Applications for L-1A or L-1B classification are filed on Form I-129L, and applications for blanket classifications are filed on I-129S. Applications for accompanying spouses and minor children under 21 are filed on Form I-539—if the family members are in the U.S. and eligible to change status.  Once the status is granted, Form I-797 is issued, and the original notice must be presented in original with a complete copy of the application filed in the U.S. to the consular office or Embassy abroad for visa issuance.

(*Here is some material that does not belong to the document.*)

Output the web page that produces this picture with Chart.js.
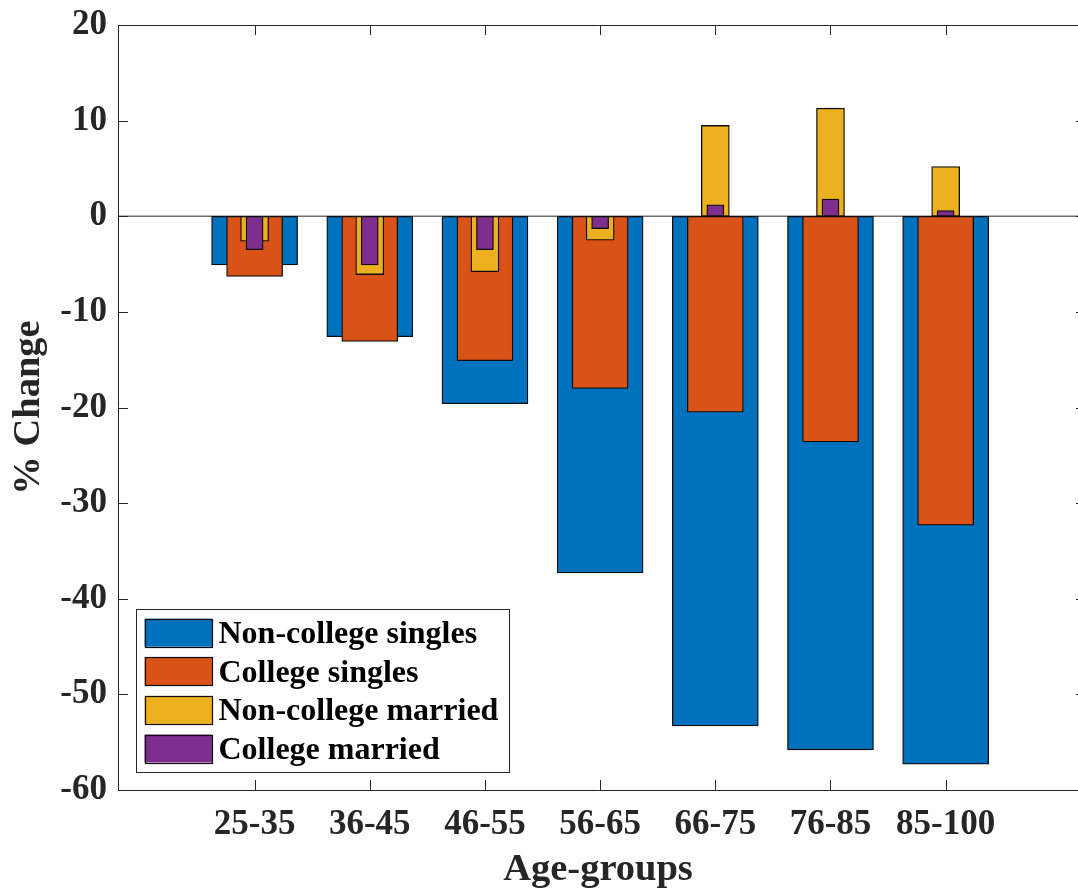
<!DOCTYPE html>
<html>
<head>
<meta charset="utf-8">
<script src="https://cdn.jsdelivr.net/npm/chart.js@4/dist/chart.umd.min.js"></script>
<style>
  html, body { margin: 0; padding: 0; background: #ffffff; }
  #wrap { width: 1078px; height: 894px; position: relative; }
</style>
</head>
<body>
<div id="wrap"><canvas id="c" width="1078" height="894"></canvas></div>
<script>
// Percentage change by age group for each household type
const ageGroups = ['25-35', '36-45', '46-55', '56-65', '66-75', '76-85', '85-100'];
const nonCollegeSingles = [-5.1, -12.6, -19.6, -37.3, -53.3, -55.8, -57.3];
const collegeSingles    = [-6.3, -13.1, -15.1, -18.0, -20.5, -23.6, -32.3];
const nonCollegeMarried = [-2.6, -6.1, -5.8, -2.5, 9.5, 11.3, 5.2];
const collegeMarried    = [-3.5, -5.1, -3.5, -1.3, 1.2, 1.8, 0.6];
const yTicks = [-60, -50, -40, -30, -20, -10, 0, 10, 20];

const AXIS_COLOR = '#262626';
const EDGE_COLOR = '#0d0d0d';
const FONT = 'Liberation Serif';

function points(vals) {
  return vals.map((v, i) => ({ x: i + 1, y: v }));
}

const barCommon = {
  borderColor: EDGE_COLOR,
  borderWidth: 1.3,
  borderSkipped: false,
  grouped: false
};

// zero baseline across the full plot width
const baseline = {
  id: 'baseline',
  beforeDatasetsDraw(chart) {
    const { ctx, chartArea } = chart;
    const y = chart.scales.y.getPixelForValue(0);
    ctx.save();
    ctx.strokeStyle = '#6e6e6e';
    ctx.lineWidth = 1.5;
    ctx.beginPath();
    ctx.moveTo(chartArea.left, y);
    ctx.lineTo(chartArea.right, y);
    ctx.stroke();
    ctx.restore();
  }
};

// boxed axes with inward tick marks on all sides
const frame = {
  id: 'frame',
  afterDatasetsDraw(chart) {
    const { ctx, chartArea } = chart;
    const { left, right, top, bottom } = chartArea;
    const xs = chart.scales.x, ys = chart.scales.y;
    const tl = 10;
    ctx.save();
    ctx.strokeStyle = AXIS_COLOR;
    ctx.lineWidth = 1;
    ctx.beginPath();
    ctx.moveTo(left + 0.5, top + 0.5);
    ctx.lineTo(right, top + 0.5);
    ctx.moveTo(left + 0.5, top);
    ctx.lineTo(left + 0.5, bottom + 0.5);
    ctx.lineTo(right, bottom + 0.5);
    xs.ticks.forEach(t => {
      const px = Math.round(xs.getPixelForValue(t.value)) + 0.5;
      ctx.moveTo(px, bottom);
      ctx.lineTo(px, bottom - tl);
      ctx.moveTo(px, top);
      ctx.lineTo(px, top + tl);
    });
    ys.ticks.forEach(t => {
      const py = Math.round(ys.getPixelForValue(t.value)) + 0.5;
      ctx.moveTo(left, py);
      ctx.lineTo(left + tl, py);
      ctx.moveTo(right - 2, py);
      ctx.lineTo(right, py);
    });
    ctx.stroke();
    ctx.restore();
  }
};

// legend box in the lower-left corner of the plot
const legendBox = {
  id: 'legendBox',
  afterDraw(chart) {
    const { ctx, chartArea } = chart;
    const boxW = 373, boxH = 163;
    const bx = chartArea.left + 17.5;
    const by = chartArea.bottom - 17.7 - boxH;
    ctx.save();
    ctx.fillStyle = '#ffffff';
    ctx.fillRect(bx, by, boxW, boxH);
    ctx.strokeStyle = AXIS_COLOR;
    ctx.lineWidth = 1;
    ctx.strokeRect(Math.round(bx) + 0.5, Math.round(by) + 0.5, boxW, boxH);
    ctx.font = 'bold 32px "' + FONT + '"';
    ctx.textAlign = 'left';
    ctx.textBaseline = 'alphabetic';
    chart.data.datasets.forEach((ds, k) => {
      const sy = by + 9.4 + k * 38.6;
      ctx.fillStyle = ds.backgroundColor;
      ctx.fillRect(bx + 9, sy, 67.7, 28);
      ctx.strokeStyle = EDGE_COLOR;
      ctx.lineWidth = 1.2;
      ctx.strokeRect(Math.round(bx + 9) + 0.5, Math.round(sy) + 0.5, 67, 28);
      ctx.fillStyle = '#000000';
      ctx.fillText(ds.label, bx + 83, sy + 24.3);
    });
    ctx.restore();
  }
};

new Chart(document.getElementById('c'), {
  type: 'bar',
  data: {
    datasets: [
      Object.assign({ label: 'Non-college singles', data: points(nonCollegeSingles), backgroundColor: '#0072BD', barThickness: 86, order: 4 }, barCommon),
      Object.assign({ label: 'College singles', data: points(collegeSingles), backgroundColor: '#D95319', barThickness: 56, order: 3 }, barCommon),
      Object.assign({ label: 'Non-college married', data: points(nonCollegeMarried), backgroundColor: '#EDB120', barThickness: 28, order: 2 }, barCommon),
      Object.assign({ label: 'College married', data: points(collegeMarried), backgroundColor: '#7E2F8E', barThickness: 17, order: 1 }, barCommon)
    ]
  },
  options: {
    responsive: false,
    animation: false,
    devicePixelRatio: 1,
    layout: { padding: { top: 25, right: 0, bottom: 0, left: 0 } },
    plugins: {
      legend: { display: false },
      tooltip: { enabled: false }
    },
    scales: {
      x: {
        type: 'linear',
        offset: false,
        min: -0.186,
        max: 8.149,
        afterBuildTicks(scale) {
          scale.ticks = ageGroups.map((_, i) => ({ value: i + 1 }));
        },
        ticks: {
          autoSkip: false,
          maxRotation: 0,
          minRotation: 0,
          padding: 14,
          color: AXIS_COLOR,
          font: { family: FONT, size: 35, weight: 'bold' },
          callback: (v) => ageGroups[Math.round(v) - 1]
        },
        grid: { display: false, drawTicks: false, offset: false },
        border: { display: false },
        title: {
          display: true,
          text: 'Age-groups',
          color: AXIS_COLOR,
          font: { family: FONT, size: 38.5, weight: 'bold' },
          padding: { top: 0, bottom: 1 }
        },
        afterFit(scale) {
          scale.height = 104;
          scale.paddingLeft = 0;
          scale.paddingRight = 0;
        }
      },
      y: {
        min: -60,
        max: 20,
        afterBuildTicks(scale) {
          scale.ticks = yTicks.map(v => ({ value: v }));
        },
        ticks: {
          padding: 11,
          color: AXIS_COLOR,
          font: { family: FONT, size: 35, weight: 'bold' }
        },
        grid: { display: false, drawTicks: false },
        border: { display: false },
        title: {
          display: true,
          text: '% Change',
          color: AXIS_COLOR,
          font: { family: FONT, size: 38.5, weight: 'bold' },
          padding: { top: 5.6, bottom: 0 }
        },
        afterFit(scale) {
          scale.width = 118;
          scale.paddingTop = 0;
          scale.paddingBottom = 0;
        }
      }
    }
  },
  plugins: [baseline, frame, legendBox]
});
</script>
</body>
</html>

Other useful non-immigrant visas include the T/N Status for Mexican and Canadian nationals, limited to 63 listed professions; the E-1/E-2 Treaty Trader/Investor Visas, which require a treaty of commerce and navigation between the U.S. and the country of the applicant’s nationality and a substantial investment in a U.S. enterprise; the student visa category, which like the B-1/B-2 tourist visas, require a foreign residence and ties to that residence (F-1 or M-1); the outstanding alien and performer visas (O and P visas, respectively); and the exchange visitor (J-1).  The Immigration and Nationality Act, Code of Federal Regulations, and the Foreign Affairs Manual and the government websites such as (Bureau of Citizenship and Immigration Services) should be consulted for the most up-to-date information in this constantly changing area of law.